What are you talking about? I'm not trying to change anything nor am I ignoring any laws of physics. If you lack the engineering/chemistry backgroud to describe how absolute 0 impacts objects, ok, that aspect is a question for another forum. Let's focus on Relativity, and I will keep it simple. If an object were to leave Earth for 100 years and accelerate to 99% the speed of light and then returned to Earth at the end of the 100 years, and an identical object remained on Earth. Let's use a block of wood as an example. And the block of wood was maintained in a sealed vacuum chamber for the duration of the 100 years, I assume that various types of radioactive decay would be the measuring stick to show the age difference between the objects? Would there be any other measuring stick that could show change between the two objects?

Atari_Me said:
What are you talking about? I'm not trying to change anything nor am I ignoring any laws of physics. If you lack the engineering/chemistry backgroud to describe how absolute 0 impacts objects, ok, that aspect is a question for another forum. Let's focus on Relativity, and I will keep it simple. If an object were to leave Earth for 100 years and accelerate to 99% the speed of light and then returned to Earth at the end of the 100 years, and an identical object remained on Earth. Let's use a block of wood as an example. And the block of wood was maintained in a sealed vacuum chamber for the duration of the 100 years, I assume that various types of radioactive decay would be the measuring stick to show the age difference between the objects? Would there be any other measuring stick that could show change between the two objects?
What's your point? It is both an empirical fact and according to theory that the traveling piece of wood would have aged less. So what? It doesn't matter what you use to detect the differential aging, it's there and that's a fact. The rate of radioactive decay, like the rate of all biological processes, for the traveling piece just ticks along at 1 second per second, just as you are doing right now even though you are traveling at near light speed.

russ_watters
phinds said:
But you persist in believing that relativity does something that it does not do. You will NEVER understand how relativity does something when it doesn't DO that something. Again, study the science rather than argue about it.

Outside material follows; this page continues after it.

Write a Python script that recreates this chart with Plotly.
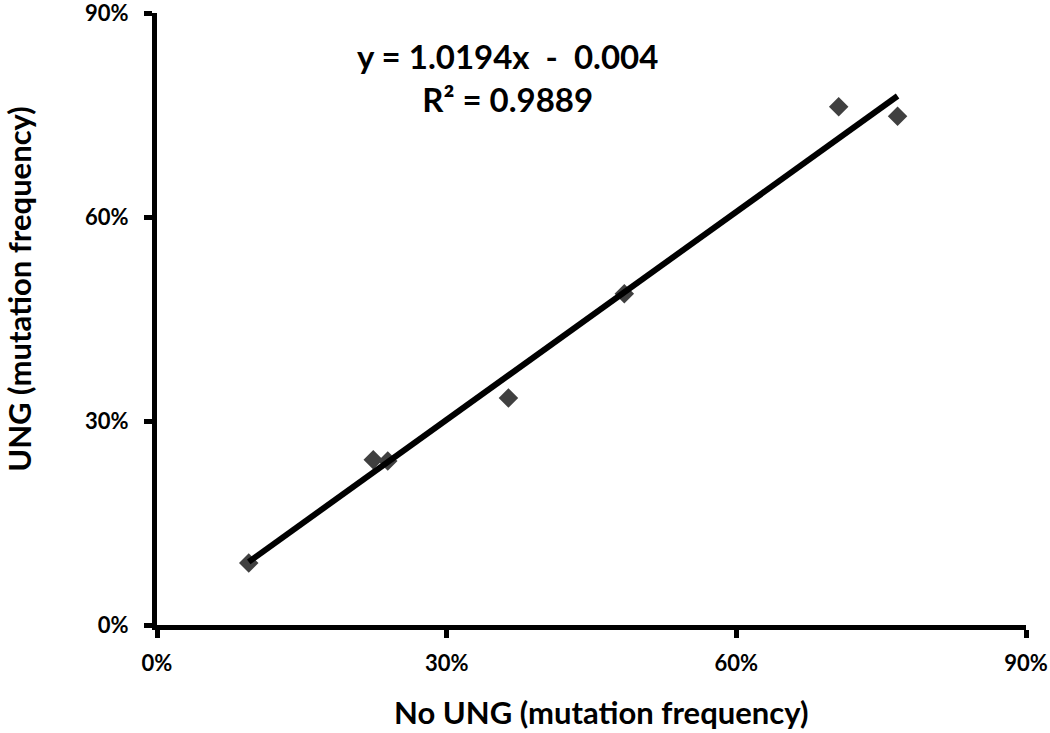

Your first response brought up the fact that we are already traveling extremely fast. That's all. Do you often start your experiments with items that do not have an impact on the results? I didn't include the speed of the Earth, the Milky Way, the Universe, because they had no bearing on the question posed. You understood the intent of the question at the outset and chose provide a snarky response.

Atari_Me said:
Your first response brought up the fact that we are already traveling extremely fast. That's all. Do you often start your experiments with items that do not have an impact on the results? I didn't include the speed of the Earth, the Milky Way, the Universe, because they had no bearing on the question posed. You understood the intent of the question at the outset and chose provide a snarky response.
And yet you chose to include the speed of an object. Which is equally irrelevant. Speed is not an invariant property of an object.

Atari_Me said:
Your first response brought up the fact that we are already traveling extremely fast. That's all. Do you often start your experiments with items that do not have an impact on the results? I didn't include the speed of the Earth, the Milky Way, the Universe, because they had no bearing on the question posed. You understood the intent of the question at the outset and chose provide a snarky response.
My response was intended to point out to you the error in your thought process, exactly as was zapper in post #23. You continue to seem more interested in arguing about it than in learning the science.